## Data lines
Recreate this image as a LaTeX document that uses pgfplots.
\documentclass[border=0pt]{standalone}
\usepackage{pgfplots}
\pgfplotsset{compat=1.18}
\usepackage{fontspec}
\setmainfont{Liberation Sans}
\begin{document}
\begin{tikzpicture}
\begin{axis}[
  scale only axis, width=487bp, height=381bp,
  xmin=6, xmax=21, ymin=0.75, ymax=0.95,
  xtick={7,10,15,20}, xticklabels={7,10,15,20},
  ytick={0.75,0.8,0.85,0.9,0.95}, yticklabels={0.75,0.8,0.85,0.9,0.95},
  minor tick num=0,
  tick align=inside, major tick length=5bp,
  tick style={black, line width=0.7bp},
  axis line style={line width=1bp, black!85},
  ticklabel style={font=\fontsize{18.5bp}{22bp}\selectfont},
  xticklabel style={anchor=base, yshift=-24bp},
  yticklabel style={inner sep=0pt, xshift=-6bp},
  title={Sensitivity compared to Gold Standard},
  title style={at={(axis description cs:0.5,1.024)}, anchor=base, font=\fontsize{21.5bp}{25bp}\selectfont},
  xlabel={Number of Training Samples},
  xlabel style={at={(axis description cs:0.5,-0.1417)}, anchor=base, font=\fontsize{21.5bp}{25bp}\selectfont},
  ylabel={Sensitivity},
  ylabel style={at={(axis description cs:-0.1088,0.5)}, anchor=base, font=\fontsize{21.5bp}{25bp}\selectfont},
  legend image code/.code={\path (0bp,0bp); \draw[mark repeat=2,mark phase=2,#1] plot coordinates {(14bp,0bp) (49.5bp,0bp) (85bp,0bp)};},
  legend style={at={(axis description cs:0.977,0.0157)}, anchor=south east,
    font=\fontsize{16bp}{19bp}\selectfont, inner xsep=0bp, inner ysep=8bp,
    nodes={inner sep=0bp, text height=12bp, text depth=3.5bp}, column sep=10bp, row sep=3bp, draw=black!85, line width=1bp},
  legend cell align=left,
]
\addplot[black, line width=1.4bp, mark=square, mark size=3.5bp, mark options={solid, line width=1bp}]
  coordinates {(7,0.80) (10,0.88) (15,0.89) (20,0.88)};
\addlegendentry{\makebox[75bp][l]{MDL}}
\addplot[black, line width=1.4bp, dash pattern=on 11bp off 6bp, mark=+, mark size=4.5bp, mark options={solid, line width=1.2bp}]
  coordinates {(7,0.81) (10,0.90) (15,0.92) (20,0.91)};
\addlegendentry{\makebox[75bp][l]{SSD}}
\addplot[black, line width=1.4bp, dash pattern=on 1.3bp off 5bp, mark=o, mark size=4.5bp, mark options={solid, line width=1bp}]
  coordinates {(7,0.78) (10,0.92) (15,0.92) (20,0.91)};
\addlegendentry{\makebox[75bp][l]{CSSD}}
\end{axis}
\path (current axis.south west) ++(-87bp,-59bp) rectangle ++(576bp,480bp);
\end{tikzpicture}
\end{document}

## Problem requirements
Every line above should be printed again exactly as it stands.

## Task response
Recreate this image as a LaTeX document that uses pgfplots.
\documentclass[border=0pt]{standalone}
\usepackage{pgfplots}
\pgfplotsset{compat=1.18}
\usepackage{fontspec}
\setmainfont{Liberation Sans}
\begin{document}
\begin{tikzpicture}
\begin{axis}[
  scale only axis, width=487bp, height=381bp,
  xmin=6, xmax=21, ymin=0.75, ymax=0.95,
  xtick={7,10,15,20}, xticklabels={7,10,15,20},
  ytick={0.75,0.8,0.85,0.9,0.95}, yticklabels={0.75,0.8,0.85,0.9,0.95},
  minor tick num=0,
  tick align=inside, major tick length=5bp,
  tick style={black, line width=0.7bp},
  axis line style={line width=1bp, black!85},
  ticklabel style={font=\fontsize{18.5bp}{22bp}\selectfont},
  xticklabel style={anchor=base, yshift=-24bp},
  yticklabel style={inner sep=0pt, xshift=-6bp},
  title={Sensitivity compared to Gold Standard},
  title style={at={(axis description cs:0.5,1.024)}, anchor=base, font=\fontsize{21.5bp}{25bp}\selectfont},
  xlabel={Number of Training Samples},
  xlabel style={at={(axis description cs:0.5,-0.1417)}, anchor=base, font=\fontsize{21.5bp}{25bp}\selectfont},
  ylabel={Sensitivity},
  ylabel style={at={(axis description cs:-0.1088,0.5)}, anchor=base, font=\fontsize{21.5bp}{25bp}\selectfont},
  legend image code/.code={\path (0bp,0bp); \draw[mark repeat=2,mark phase=2,#1] plot coordinates {(14bp,0bp) (49.5bp,0bp) (85bp,0bp)};},
  legend style={at={(axis description cs:0.977,0.0157)}, anchor=south east,
    font=\fontsize{16bp}{19bp}\selectfont, inner xsep=0bp, inner ysep=8bp,
    nodes={inner sep=0bp, text height=12bp, text depth=3.5bp}, column sep=10bp, row sep=3bp, draw=black!85, line width=1bp},
  legend cell align=left,
]
\addplot[black, line width=1.4bp, mark=square, mark size=3.5bp, mark options={solid, line width=1bp}]
  coordinates {(7,0.80) (10,0.88) (15,0.89) (20,0.88)};
\addlegendentry{\makebox[75bp][l]{MDL}}
\addplot[black, line width=1.4bp, dash pattern=on 11bp off 6bp, mark=+, mark size=4.5bp, mark options={solid, line width=1.2bp}]
  coordinates {(7,0.81) (10,0.90) (15,0.92) (20,0.91)};
\addlegendentry{\makebox[75bp][l]{SSD}}
\addplot[black, line width=1.4bp, dash pattern=on 1.3bp off 5bp, mark=o, mark size=4.5bp, mark options={solid, line width=1bp}]
  coordinates {(7,0.78) (10,0.92) (15,0.92) (20,0.91)};
\addlegendentry{\makebox[75bp][l]{CSSD}}
\end{axis}
\path (current axis.south west) ++(-87bp,-59bp) rectangle ++(576bp,480bp);
\end{tikzpicture}
\end{document}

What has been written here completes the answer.